A Week In Nursery
All the nursery children enjoyed a fun filled music session with Mrs Olden this week, as part of their weekly timetable. They warmed up to Staying Alive by the Bee Gees and ended the session playing the instruments, which were shaken and banged with gusto; fast, slow, loud, quietly.
In Dormice we have been emptying and filling. Miss Mary brought some loose lavender in for us to use. We have all been very chilled this week.
We got the paint and brushes out on the table to practise our gross motor skills and most of the paint stayed on the table.
Badgers and Hedgehogs have blown our socks off with the way in which they have embraced this week’s activities and how they have begun to help each other around the classroom.
When your child presents you with a painting at the end of the day, there are a considerable number of individual steps to success; so we thought we would share the process with you.
- First put on a painting apron, otherwise known as a ‘tummy coat’ because having learned how to put on their coats ‘the right way round’, they now need to remember that an apron goes on like a back-to-front coat!
- Then ask a friend to do up the Velcro fastener at the back of the neck so that it stays on.

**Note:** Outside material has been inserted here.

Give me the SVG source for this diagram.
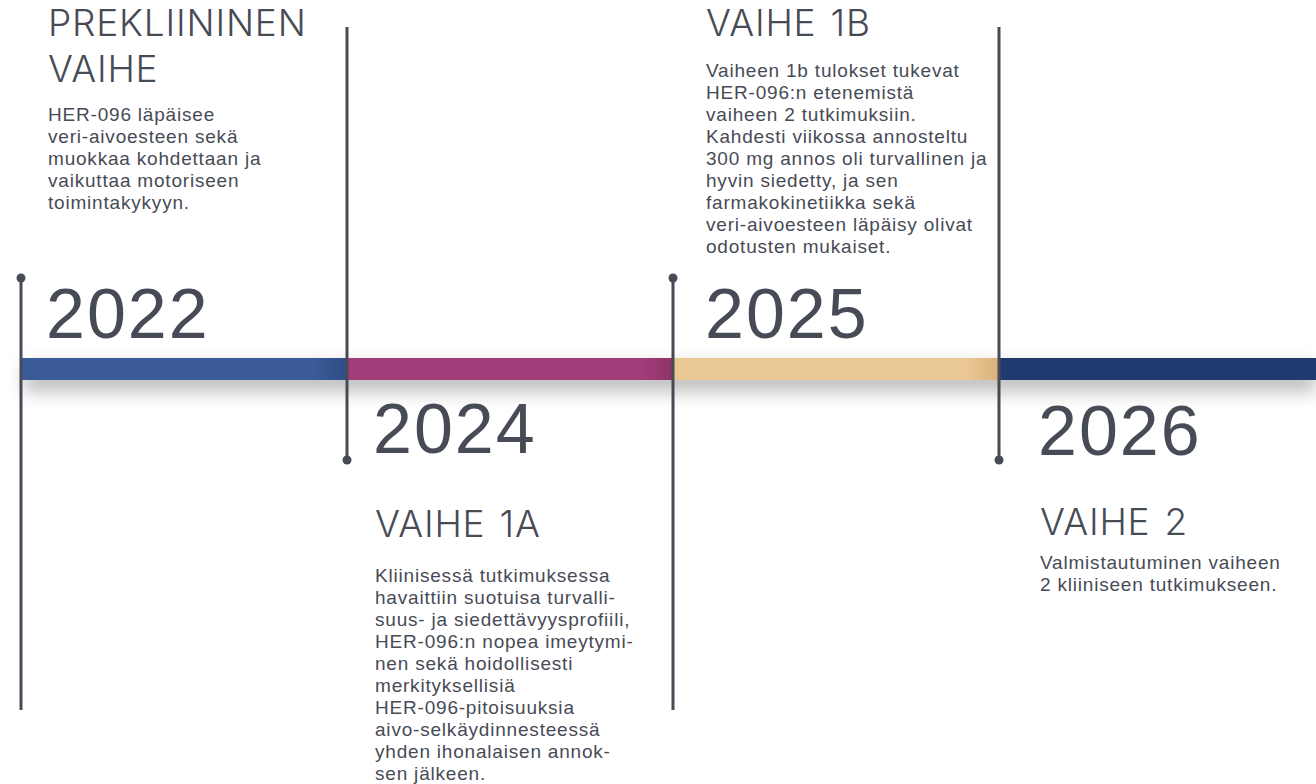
<svg xmlns="http://www.w3.org/2000/svg" width="1316" height="784" viewBox="0 0 1316 784">
<defs>
<style>
.yr{font-family:"Liberation Sans",Arial,sans-serif;font-size:70px;letter-spacing:2px;fill:#474B56;}
.hd{font-family:Inter,"Liberation Sans",sans-serif;font-weight:300;font-size:37px;letter-spacing:0.8px;word-spacing:3px;fill:#474B56;}
.bd{font-family:"Liberation Sans",Arial,sans-serif;font-size:19px;letter-spacing:0.8px;fill:#474B56;}
.vl{stroke:#474B56;stroke-width:3;fill:none;}
.dot{fill:#474B56;}
</style>
<filter id="sh" x="-5%" y="-200%" width="110%" height="500%">
<feGaussianBlur stdDeviation="9"/>
</filter>
<linearGradient id="gBlue" x1="0" x2="1" y1="0" y2="0">
<stop offset="0" stop-color="#3A5B96"/><stop offset="0.9" stop-color="#3A5B96"/><stop offset="1" stop-color="#2F4C85"/>
</linearGradient>
<linearGradient id="gMag" x1="0" x2="1" y1="0" y2="0">
<stop offset="0" stop-color="#A33D7A"/><stop offset="0.9" stop-color="#A33D7A"/><stop offset="1" stop-color="#8E3468"/>
</linearGradient>
<linearGradient id="gTan" x1="0" x2="1" y1="0" y2="0">
<stop offset="0" stop-color="#EAC894"/><stop offset="0.9" stop-color="#EAC894"/><stop offset="1" stop-color="#D9B17A"/>
</linearGradient>
</defs>
<rect width="1316" height="784" fill="#FFFFFF"/>

<g id="timeline-bar">
<rect x="24" y="366" width="1292" height="26" fill="#8A8A8A" opacity="0.55" filter="url(#sh)"/>
<rect x="20" y="358" width="327" height="22" fill="url(#gBlue)"/>
<rect x="347" y="358" width="326" height="22" fill="url(#gMag)"/>
<rect x="673" y="358" width="326" height="22" fill="url(#gTan)"/>
<rect x="999" y="358" width="317" height="22" fill="#1E3A6E"/>
</g>

<g id="connectors">
<line class="vl" x1="21" y1="278" x2="21" y2="710"/>
<circle class="dot" cx="21" cy="278" r="4.5"/>
<line class="vl" x1="347" y1="27" x2="347" y2="460"/>
<circle class="dot" cx="347" cy="460" r="4.5"/>
<line class="vl" x1="673" y1="278" x2="673" y2="710"/>
<circle class="dot" cx="673" cy="278" r="4.5"/>
<line class="vl" x1="999" y1="27" x2="999" y2="460"/>
<circle class="dot" cx="999" cy="460" r="4.5"/>
</g>

<g id="node-2022">
<text class="hd" x="48" y="36">PREKLIININEN</text>
<text class="hd" x="48" y="82">VAIHE</text>
<text class="bd" x="48" y="121">HER-096 läpäisee</text>
<text class="bd" x="48" y="143">veri-aivoesteen sekä</text>
<text class="bd" x="48" y="165">muokkaa kohdettaan ja</text>
<text class="bd" x="48" y="187">vaikuttaa motoriseen</text>
<text class="bd" x="48" y="209">toimintakykyyn.</text>
<text class="yr" x="46" y="338">2022</text>
</g>

<g id="node-2024">
<text class="yr" x="373" y="453">2024</text>
<text class="hd" x="375" y="537">VAIHE 1A</text>
<text class="bd" x="375" y="582">Kliinisessä tutkimuksessa</text>
<text class="bd" x="375" y="604">havaittiin suotuisa turvalli-</text>
<text class="bd" x="375" y="626">suus- ja siedettävyysprofiili,</text>
<text class="bd" x="375" y="648">HER-096:n nopea imeytymi-</text>
<text class="bd" x="375" y="670">nen sekä hoidollisesti</text>
<text class="bd" x="375" y="692">merkityksellisiä</text>
<text class="bd" x="375" y="714">HER-096-pitoisuuksia</text>
<text class="bd" x="375" y="736">aivo-selkäydinnesteessä</text>
<text class="bd" x="375" y="758">yhden ihonalaisen annok-</text>
<text class="bd" x="375" y="780">sen jälkeen.</text>
</g>

<g id="node-2025">
<text class="hd" x="706" y="36">VAIHE 1B</text>
<text class="bd" x="706" y="77">Vaiheen 1b tulokset tukevat</text>
<text class="bd" x="706" y="99">HER-096:n etenemistä</text>
<text class="bd" x="706" y="121">vaiheen 2 tutkimuksiin.</text>
<text class="bd" x="706" y="143">Kahdesti viikossa annosteltu</text>
<text class="bd" x="706" y="165">300 mg annos oli turvallinen ja</text>
<text class="bd" x="706" y="187">hyvin siedetty, ja sen</text>
<text class="bd" x="706" y="209">farmakokinetiikka sekä</text>
<text class="bd" x="706" y="231">veri-aivoesteen läpäisy olivat</text>
<text class="bd" x="706" y="253">odotusten mukaiset.</text>
<text class="yr" x="705" y="338">2025</text>
</g>

<g id="node-2026">
<text class="yr" x="1038" y="455">2026</text>
<text class="hd" x="1040" y="535">VAIHE 2</text>
<text class="bd" x="1040" y="569">Valmistautuminen vaiheen</text>
<text class="bd" x="1040" y="591">2 kliiniseen tutkimukseen.</text>
</g>
</svg>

- Next retrieve a sheet of art paper from the basket.
- Then hold the paper on the easel with one hand whilst you anchor it in place with two magnets, which need to be positioned near the top of the sheet so that they’re not in the way as you paint.
- Next create a masterpiece, remembering not to replace the paintbrushes into the wrong colour pot of paint, otherwise everything ends up ‘brown’.
- Ask an adult to add your name so your work doesn’t get mixed up with anyone else’s.
- Then remember not to peel off the apron before first asking a friend to hold up the drying rack for you.
- Negotiate removing the magnets and holding the now wet paper away from your body so that it doesn’t fold up on itself before you make it safely to the drying rack.
- Then make sure that when you position your masterpiece, it’s squarely on the rack shelf so that it doesn’t slip off or get accidentally knocked off by the next child.
- Next, take off the ‘tummy coat’ and hang it up on the hooks ready for the next artist.
- Finally, wash the paint off your hands so that you don’t spread paint all over the rest of the resources as you take your learning to the next station of your choice.
Phew!! A hearty well done to all our amazing preschoolers who are trying their hardest to access the easel with as little help from a strategically positioned, hovering adult, as possible.